Directive: Extract every record, exactly as written, and ignore the pictures.

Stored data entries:
** Start **
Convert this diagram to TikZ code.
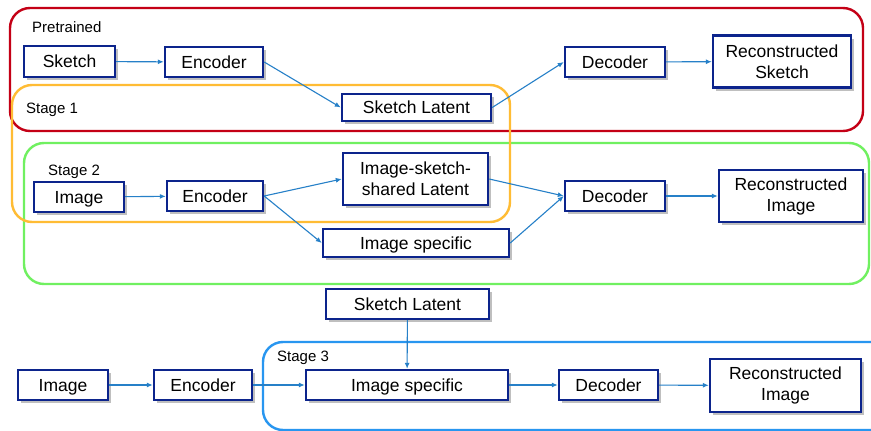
\documentclass[tikz,border=0pt]{standalone}
\usepackage{fontspec}
\setmainfont{Liberation Sans}
\usetikzlibrary{arrows.meta, shadows, positioning}
\definecolor{BoxBorder}{RGB}{12,36,140}
\definecolor{ArrowColor}{RGB}{38,128,200}
\definecolor{PretrainedColor}{RGB}{196,0,22}
\definecolor{StageOne}{RGB}{255,188,52}
\definecolor{StageTwo}{RGB}{112,240,96}
\definecolor{StageThree}{RGB}{40,150,240}
\tikzstyle{model_block}=[rectangle,
        draw=BoxBorder,
        line width=2.4pt,
        fill=white,
        align=center,
        inner sep=2pt,
        font=\fontsize{17.5}{21}\selectfont,
        drop shadow={shadow xshift=3pt, shadow yshift=-3pt, opacity=0.45, fill=black!55}, ]
\tikzstyle{one_line}=[text height=13pt, text depth=0.4pt]
\tikzstyle{stage_frame}=[line width=2.4pt, rounded corners=20pt]
\tikzstyle{stage_label}=[anchor=west, inner sep=0pt, font=\fontsize{15}{17}\selectfont]
\tikzstyle{flow_arrow}=[-{Latex[length=6pt,width=5pt]}, draw=ArrowColor, line width=1.1pt]

\begin{document}
\begin{tikzpicture}[x=1pt, y=-1pt]
    \clip (0,0) rectangle (871,431);
    \fill[white] (0,0) rectangle (871,431);

    % frames
    \draw[stage_frame, draw=PretrainedColor] (10,8) rectangle (863,131);
    \draw[stage_frame, draw=StageTwo] (24,143) rectangle (869,284);
    \draw[stage_frame, draw=StageOne] (12,85) rectangle (510,222);
    \draw[stage_frame, draw=StageThree] (263,342) rectangle (900,430);

    \node at (32,27) (pretrained) [stage_label] {Pretrained};
    \node at (26,110) (stage1) [stage_label] {Stage 1};
    \node at (48,172) (stage2) [stage_label] {Stage 2};
    \node at (277,358) (stage3) [stage_label] {Stage 3};

    % pretrained sketch model
    \node at (69.5,61.5) (sketch) [model_block, one_line, minimum width=91pt, minimum height=31pt] {Sketch};
    \node at (214,62) (enc1) [model_block, one_line, minimum width=98pt, minimum height=30pt] {Encoder};
    \node at (416.5,107.5) (slat1) [model_block, one_line, minimum width=149pt, minimum height=27pt] {Sketch Latent};
    \node at (615,62) (dec1) [model_block, one_line, minimum width=100pt, minimum height=30pt] {Decoder};
    \node at (782,61.5) (recsketch) [model_block, minimum width=138pt, minimum height=52pt] {Reconstructed\\Sketch};

    % stage 2
    \node at (79,197) (img2) [model_block, one_line, minimum width=90pt, minimum height=30pt] {Image};
    \node at (215,196) (enc2) [model_block, one_line, minimum width=96pt, minimum height=30pt] {Encoder};
    \node at (415.5,179) (shared) [model_block, minimum width=145pt, minimum height=52pt] {Image-sketch-\\shared Latent};
    \node at (416,243) (spec2) [model_block, one_line, minimum width=186pt, minimum height=28pt] {Image specific};
    \node at (615,196) (dec2) [model_block, one_line, minimum width=100pt, minimum height=30pt] {Decoder};
    \node at (791,196) (recimg2) [model_block, minimum width=144pt, minimum height=52pt] {Reconstructed\\Image};

    % stage 3
    \node at (407.5,304) (slat3) [model_block, one_line, minimum width=163pt, minimum height=30pt] {Sketch Latent};
    \node at (63,385) (img3) [model_block, one_line, minimum width=90pt, minimum height=30pt] {Image};
    \node at (203,385) (enc3) [model_block, one_line, minimum width=98pt, minimum height=30pt] {Encoder};
    \node at (407,385) (spec3) [model_block, one_line, minimum width=202pt, minimum height=30pt] {Image specific};
    \node at (608.5,385) (dec3) [model_block, one_line, minimum width=99pt, minimum height=30pt] {Decoder};
    \node at (785.5,385.5) (recimg3) [model_block, minimum width=151pt, minimum height=53pt] {Reconstructed\\Image};

    \draw[flow_arrow] (sketch) -- (enc1);
    \draw[flow_arrow] (enc1.east) -- (slat1.west);
    \draw[flow_arrow] (slat1.east) -- (dec1.west);
    \draw[flow_arrow] (dec1) -- (recsketch);

    \draw[flow_arrow] (img2) -- (enc2);
    \draw[flow_arrow] (enc2.east) -- (shared.west);
    \draw[flow_arrow] (enc2.east) -- (spec2.west);
    \draw[flow_arrow] (shared.east) -- (dec2.west);
    \draw[flow_arrow] (spec2.east) -- (dec2.west);
    \draw[flow_arrow] (dec2) -- (recimg2);

    \draw[flow_arrow] (slat3) -- (spec3);
    \draw[flow_arrow] (img3) -- (enc3);
    \draw[flow_arrow] (enc3) -- (spec3);
    \draw[flow_arrow] (spec3) -- (dec3);
    \draw[flow_arrow] (dec3) -- (recimg3);

\end{tikzpicture}
\end{document}
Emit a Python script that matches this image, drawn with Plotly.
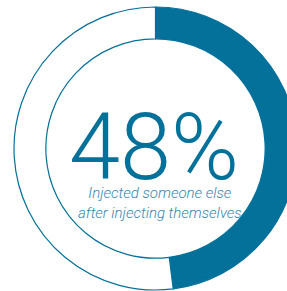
import plotly.graph_objects as go

labels = ["Injected someone else", "Did not"]
values = [48, 52]
big_text = "48%"
subtitle = "Injected someone else<br>after injecting themselves"

BLUE = "#04719b"

fig = go.Figure()
fig.add_trace(go.Pie(
    labels=labels,
    values=values,
    hole=0.775,
    sort=False,
    direction="clockwise",
    rotation=0,
    textinfo="none",
    hoverinfo="none",
    showlegend=False,
    marker=dict(colors=[BLUE, "#ffffff"], line=dict(color=BLUE, width=1.2)),
    domain=dict(x=[0, 1], y=[0, 1]),
))

fig.add_annotation(text=big_text, x=0.495, y=0.505, xref="paper", yref="paper",
                   showarrow=False, xanchor="center", yanchor="middle",
                   font=dict(family="Roboto", size=92, color=BLUE, weight=300))
fig.add_annotation(text=subtitle, x=0.516, y=0.307, xref="paper", yref="paper",
                   showarrow=False, xanchor="center", yanchor="middle",
                   font=dict(family="Roboto", size=15, color="#3587b0", style="italic", weight=300))

fig.update_layout(width=297, height=291, margin=dict(l=14, r=0, t=7, b=1),
                  paper_bgcolor="white", plot_bgcolor="white")

fig.write_html("out.html", config={"displayModeBar": False},
               post_script="document.body.style.margin='0';document.body.style.overflow='hidden';document.documentElement.style.overflow='hidden';")
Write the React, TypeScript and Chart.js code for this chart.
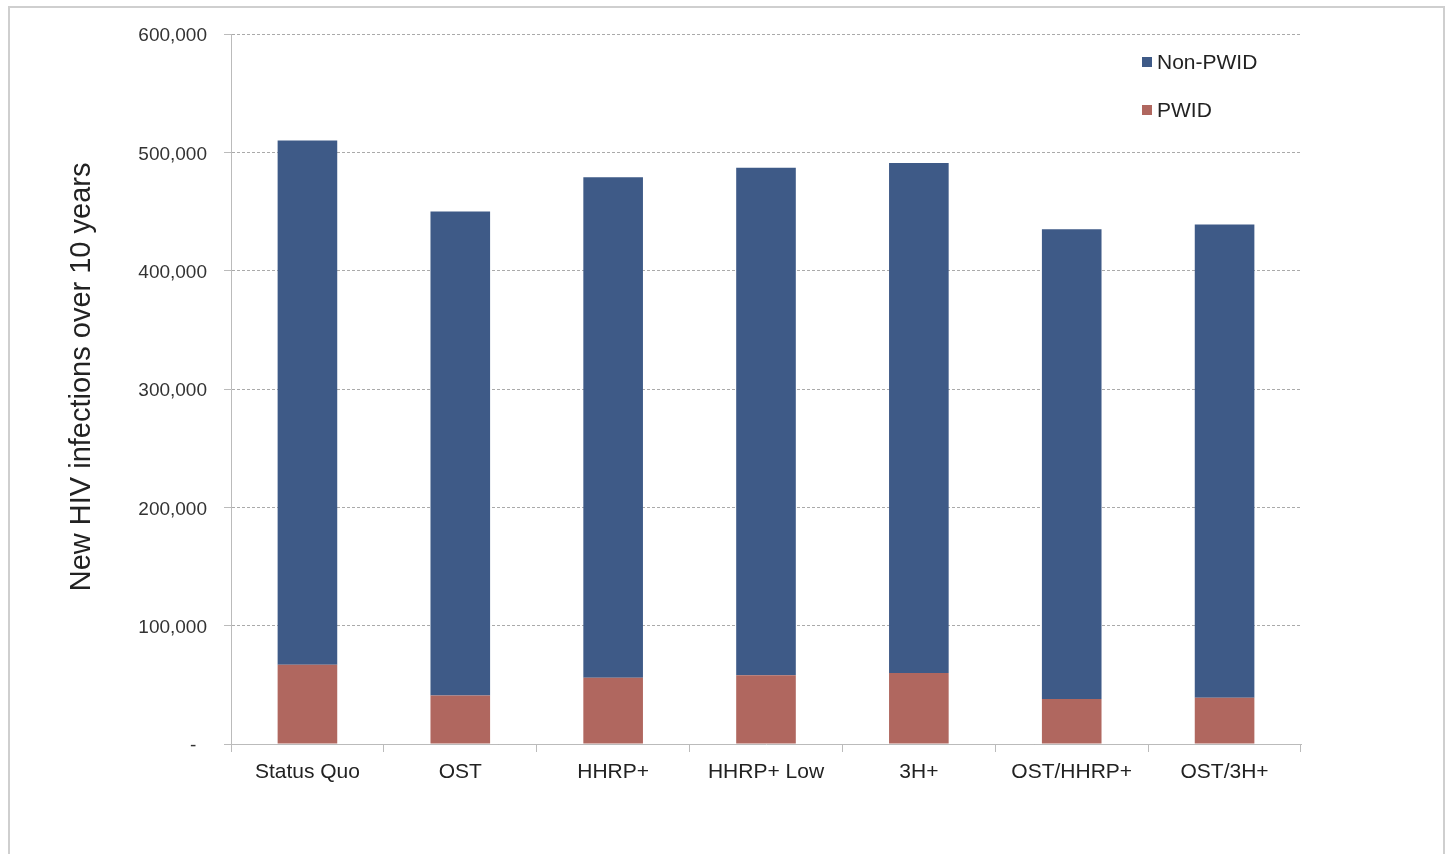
** End **
Expected answer:
Convert this diagram to TikZ code.
\documentclass[tikz,border=0pt]{standalone}
\usepackage{fontspec}
\setmainfont{Liberation Sans}
\usetikzlibrary{arrows.meta, shadows, positioning}
\definecolor{BoxBorder}{RGB}{12,36,140}
\definecolor{ArrowColor}{RGB}{38,128,200}
\definecolor{PretrainedColor}{RGB}{196,0,22}
\definecolor{StageOne}{RGB}{255,188,52}
\definecolor{StageTwo}{RGB}{112,240,96}
\definecolor{StageThree}{RGB}{40,150,240}
\tikzstyle{model_block}=[rectangle,
        draw=BoxBorder,
        line width=2.4pt,
        fill=white,
        align=center,
        inner sep=2pt,
        font=\fontsize{17.5}{21}\selectfont,
        drop shadow={shadow xshift=3pt, shadow yshift=-3pt, opacity=0.45, fill=black!55}, ]
\tikzstyle{one_line}=[text height=13pt, text depth=0.4pt]
\tikzstyle{stage_frame}=[line width=2.4pt, rounded corners=20pt]
\tikzstyle{stage_label}=[anchor=west, inner sep=0pt, font=\fontsize{15}{17}\selectfont]
\tikzstyle{flow_arrow}=[-{Latex[length=6pt,width=5pt]}, draw=ArrowColor, line width=1.1pt]

\begin{document}
\begin{tikzpicture}[x=1pt, y=-1pt]
    \clip (0,0) rectangle (871,431);
    \fill[white] (0,0) rectangle (871,431);

    % frames
    \draw[stage_frame, draw=PretrainedColor] (10,8) rectangle (863,131);
    \draw[stage_frame, draw=StageTwo] (24,143) rectangle (869,284);
    \draw[stage_frame, draw=StageOne] (12,85) rectangle (510,222);
    \draw[stage_frame, draw=StageThree] (263,342) rectangle (900,430);

    \node at (32,27) (pretrained) [stage_label] {Pretrained};
    \node at (26,110) (stage1) [stage_label] {Stage 1};
    \node at (48,172) (stage2) [stage_label] {Stage 2};
    \node at (277,358) (stage3) [stage_label] {Stage 3};

    % pretrained sketch model
    \node at (69.5,61.5) (sketch) [model_block, one_line, minimum width=91pt, minimum height=31pt] {Sketch};
    \node at (214,62) (enc1) [model_block, one_line, minimum width=98pt, minimum height=30pt] {Encoder};
    \node at (416.5,107.5) (slat1) [model_block, one_line, minimum width=149pt, minimum height=27pt] {Sketch Latent};
    \node at (615,62) (dec1) [model_block, one_line, minimum width=100pt, minimum height=30pt] {Decoder};
    \node at (782,61.5) (recsketch) [model_block, minimum width=138pt, minimum height=52pt] {Reconstructed\\Sketch};

    % stage 2
    \node at (79,197) (img2) [model_block, one_line, minimum width=90pt, minimum height=30pt] {Image};
    \node at (215,196) (enc2) [model_block, one_line, minimum width=96pt, minimum height=30pt] {Encoder};
    \node at (415.5,179) (shared) [model_block, minimum width=145pt, minimum height=52pt] {Image-sketch-\\shared Latent};
    \node at (416,243) (spec2) [model_block, one_line, minimum width=186pt, minimum height=28pt] {Image specific};
    \node at (615,196) (dec2) [model_block, one_line, minimum width=100pt, minimum height=30pt] {Decoder};
    \node at (791,196) (recimg2) [model_block, minimum width=144pt, minimum height=52pt] {Reconstructed\\Image};

    % stage 3
    \node at (407.5,304) (slat3) [model_block, one_line, minimum width=163pt, minimum height=30pt] {Sketch Latent};
    \node at (63,385) (img3) [model_block, one_line, minimum width=90pt, minimum height=30pt] {Image};
    \node at (203,385) (enc3) [model_block, one_line, minimum width=98pt, minimum height=30pt] {Encoder};
    \node at (407,385) (spec3) [model_block, one_line, minimum width=202pt, minimum height=30pt] {Image specific};
    \node at (608.5,385) (dec3) [model_block, one_line, minimum width=99pt, minimum height=30pt] {Decoder};
    \node at (785.5,385.5) (recimg3) [model_block, minimum width=151pt, minimum height=53pt] {Reconstructed\\Image};

    \draw[flow_arrow] (sketch) -- (enc1);
    \draw[flow_arrow] (enc1.east) -- (slat1.west);
    \draw[flow_arrow] (slat1.east) -- (dec1.west);
    \draw[flow_arrow] (dec1) -- (recsketch);

    \draw[flow_arrow] (img2) -- (enc2);
    \draw[flow_arrow] (enc2.east) -- (shared.west);
    \draw[flow_arrow] (enc2.east) -- (spec2.west);
    \draw[flow_arrow] (shared.east) -- (dec2.west);
    \draw[flow_arrow] (spec2.east) -- (dec2.west);
    \draw[flow_arrow] (dec2) -- (recimg2);

    \draw[flow_arrow] (slat3) -- (spec3);
    \draw[flow_arrow] (img3) -- (enc3);
    \draw[flow_arrow] (enc3) -- (spec3);
    \draw[flow_arrow] (spec3) -- (dec3);
    \draw[flow_arrow] (dec3) -- (recimg3);

\end{tikzpicture}
\end{document}
Emit a Python script that matches this image, drawn with Plotly.
import plotly.graph_objects as go

labels = ["Injected someone else", "Did not"]
values = [48, 52]
big_text = "48%"
subtitle = "Injected someone else<br>after injecting themselves"

BLUE = "#04719b"

fig = go.Figure()
fig.add_trace(go.Pie(
    labels=labels,
    values=values,
    hole=0.775,
    sort=False,
    direction="clockwise",
    rotation=0,
    textinfo="none",
    hoverinfo="none",
    showlegend=False,
    marker=dict(colors=[BLUE, "#ffffff"], line=dict(color=BLUE, width=1.2)),
    domain=dict(x=[0, 1], y=[0, 1]),
))

fig.add_annotation(text=big_text, x=0.495, y=0.505, xref="paper", yref="paper",
                   showarrow=False, xanchor="center", yanchor="middle",
                   font=dict(family="Roboto", size=92, color=BLUE, weight=300))
fig.add_annotation(text=subtitle, x=0.516, y=0.307, xref="paper", yref="paper",
                   showarrow=False, xanchor="center", yanchor="middle",
                   font=dict(family="Roboto", size=15, color="#3587b0", style="italic", weight=300))

fig.update_layout(width=297, height=291, margin=dict(l=14, r=0, t=7, b=1),
                  paper_bgcolor="white", plot_bgcolor="white")

fig.write_html("out.html", config={"displayModeBar": False},
               post_script="document.body.style.margin='0';document.body.style.overflow='hidden';document.documentElement.style.overflow='hidden';")
Write the React, TypeScript and Chart.js code for this chart.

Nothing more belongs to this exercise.